Directions
Return only the lines from the top of the data down to the one that holds "ax.add_patch(bg)", both included, without any pictures.

== == ==

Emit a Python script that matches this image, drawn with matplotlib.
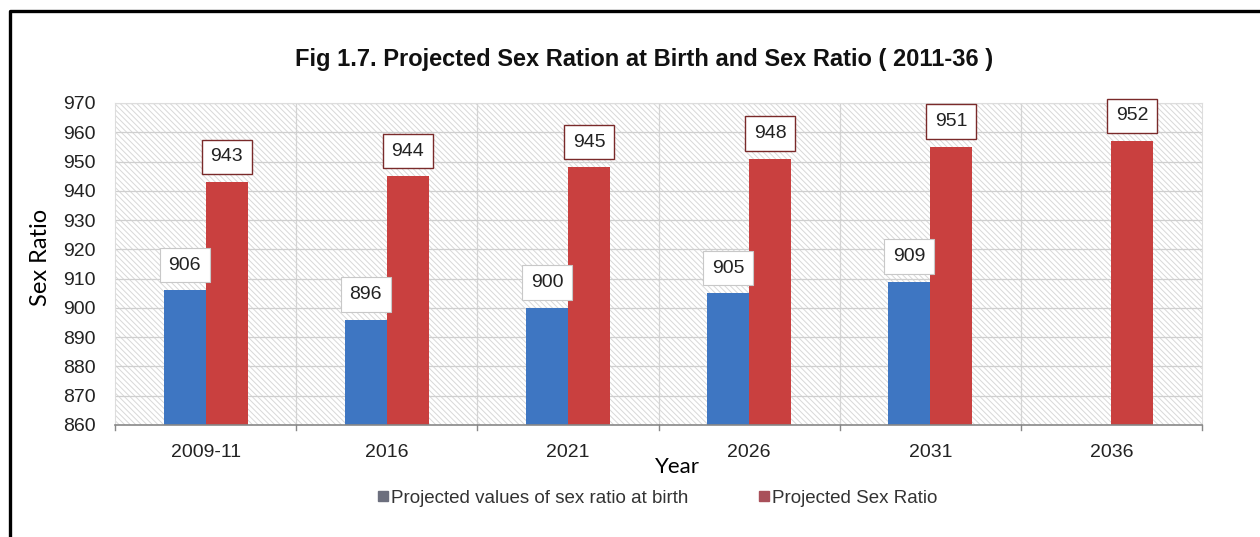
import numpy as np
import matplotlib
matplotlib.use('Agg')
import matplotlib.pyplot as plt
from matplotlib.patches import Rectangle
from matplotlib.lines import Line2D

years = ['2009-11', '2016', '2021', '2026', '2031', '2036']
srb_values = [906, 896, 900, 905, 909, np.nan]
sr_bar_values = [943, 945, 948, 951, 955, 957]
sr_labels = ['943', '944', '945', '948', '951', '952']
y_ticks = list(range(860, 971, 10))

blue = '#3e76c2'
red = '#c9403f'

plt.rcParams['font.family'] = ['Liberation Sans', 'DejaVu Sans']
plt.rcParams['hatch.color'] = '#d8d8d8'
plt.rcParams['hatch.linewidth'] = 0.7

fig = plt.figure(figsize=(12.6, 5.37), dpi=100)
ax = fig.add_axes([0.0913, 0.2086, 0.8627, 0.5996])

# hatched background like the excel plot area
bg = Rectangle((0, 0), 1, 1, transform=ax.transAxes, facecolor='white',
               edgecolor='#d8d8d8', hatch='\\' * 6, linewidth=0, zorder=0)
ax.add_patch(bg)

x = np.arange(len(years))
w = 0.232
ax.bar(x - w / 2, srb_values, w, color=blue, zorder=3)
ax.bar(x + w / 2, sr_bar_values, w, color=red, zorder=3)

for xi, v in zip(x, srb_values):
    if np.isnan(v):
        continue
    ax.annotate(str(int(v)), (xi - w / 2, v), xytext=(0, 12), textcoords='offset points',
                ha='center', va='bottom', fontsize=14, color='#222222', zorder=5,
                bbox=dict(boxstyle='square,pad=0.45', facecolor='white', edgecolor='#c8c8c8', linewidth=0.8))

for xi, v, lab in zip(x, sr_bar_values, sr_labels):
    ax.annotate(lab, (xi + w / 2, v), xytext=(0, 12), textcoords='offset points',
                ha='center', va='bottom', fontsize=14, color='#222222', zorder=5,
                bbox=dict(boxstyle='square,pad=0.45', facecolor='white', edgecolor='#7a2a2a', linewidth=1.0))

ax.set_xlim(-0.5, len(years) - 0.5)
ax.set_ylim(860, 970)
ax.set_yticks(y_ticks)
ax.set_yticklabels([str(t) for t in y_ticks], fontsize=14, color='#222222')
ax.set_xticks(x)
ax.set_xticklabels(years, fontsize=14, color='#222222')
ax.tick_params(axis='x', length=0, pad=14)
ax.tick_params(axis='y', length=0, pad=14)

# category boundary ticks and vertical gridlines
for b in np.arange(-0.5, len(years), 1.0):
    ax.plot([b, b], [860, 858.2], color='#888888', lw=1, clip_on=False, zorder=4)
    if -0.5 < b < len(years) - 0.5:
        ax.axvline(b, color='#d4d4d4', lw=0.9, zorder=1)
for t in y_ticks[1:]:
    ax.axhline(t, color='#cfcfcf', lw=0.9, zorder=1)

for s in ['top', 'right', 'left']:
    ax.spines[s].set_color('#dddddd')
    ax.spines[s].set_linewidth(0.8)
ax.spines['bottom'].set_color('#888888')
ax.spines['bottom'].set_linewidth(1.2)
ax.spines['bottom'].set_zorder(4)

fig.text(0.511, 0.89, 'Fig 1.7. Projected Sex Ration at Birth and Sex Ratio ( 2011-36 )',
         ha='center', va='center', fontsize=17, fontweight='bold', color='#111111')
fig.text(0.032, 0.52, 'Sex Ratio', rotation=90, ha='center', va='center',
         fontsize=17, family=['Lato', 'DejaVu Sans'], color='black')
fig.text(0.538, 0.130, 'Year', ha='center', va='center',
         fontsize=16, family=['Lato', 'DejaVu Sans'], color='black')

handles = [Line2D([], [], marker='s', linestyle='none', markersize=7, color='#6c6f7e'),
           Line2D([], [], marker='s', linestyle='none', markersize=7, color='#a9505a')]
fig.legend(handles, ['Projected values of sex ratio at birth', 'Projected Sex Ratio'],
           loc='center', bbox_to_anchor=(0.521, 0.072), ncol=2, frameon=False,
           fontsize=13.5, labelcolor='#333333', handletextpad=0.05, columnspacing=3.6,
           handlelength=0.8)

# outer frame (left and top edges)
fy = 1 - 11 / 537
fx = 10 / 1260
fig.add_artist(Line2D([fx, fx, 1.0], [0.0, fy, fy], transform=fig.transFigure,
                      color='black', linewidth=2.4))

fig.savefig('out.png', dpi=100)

== == ==

Output of the task
Emit a Python script that matches this image, drawn with matplotlib.
import numpy as np
import matplotlib
matplotlib.use('Agg')
import matplotlib.pyplot as plt
from matplotlib.patches import Rectangle
from matplotlib.lines import Line2D

years = ['2009-11', '2016', '2021', '2026', '2031', '2036']
srb_values = [906, 896, 900, 905, 909, np.nan]
sr_bar_values = [943, 945, 948, 951, 955, 957]
sr_labels = ['943', '944', '945', '948', '951', '952']
y_ticks = list(range(860, 971, 10))

blue = '#3e76c2'
red = '#c9403f'

plt.rcParams['font.family'] = ['Liberation Sans', 'DejaVu Sans']
plt.rcParams['hatch.color'] = '#d8d8d8'
plt.rcParams['hatch.linewidth'] = 0.7

fig = plt.figure(figsize=(12.6, 5.37), dpi=100)
ax = fig.add_axes([0.0913, 0.2086, 0.8627, 0.5996])

# hatched background like the excel plot area
bg = Rectangle((0, 0), 1, 1, transform=ax.transAxes, facecolor='white',
               edgecolor='#d8d8d8', hatch='\\' * 6, linewidth=0, zorder=0)
ax.add_patch(bg)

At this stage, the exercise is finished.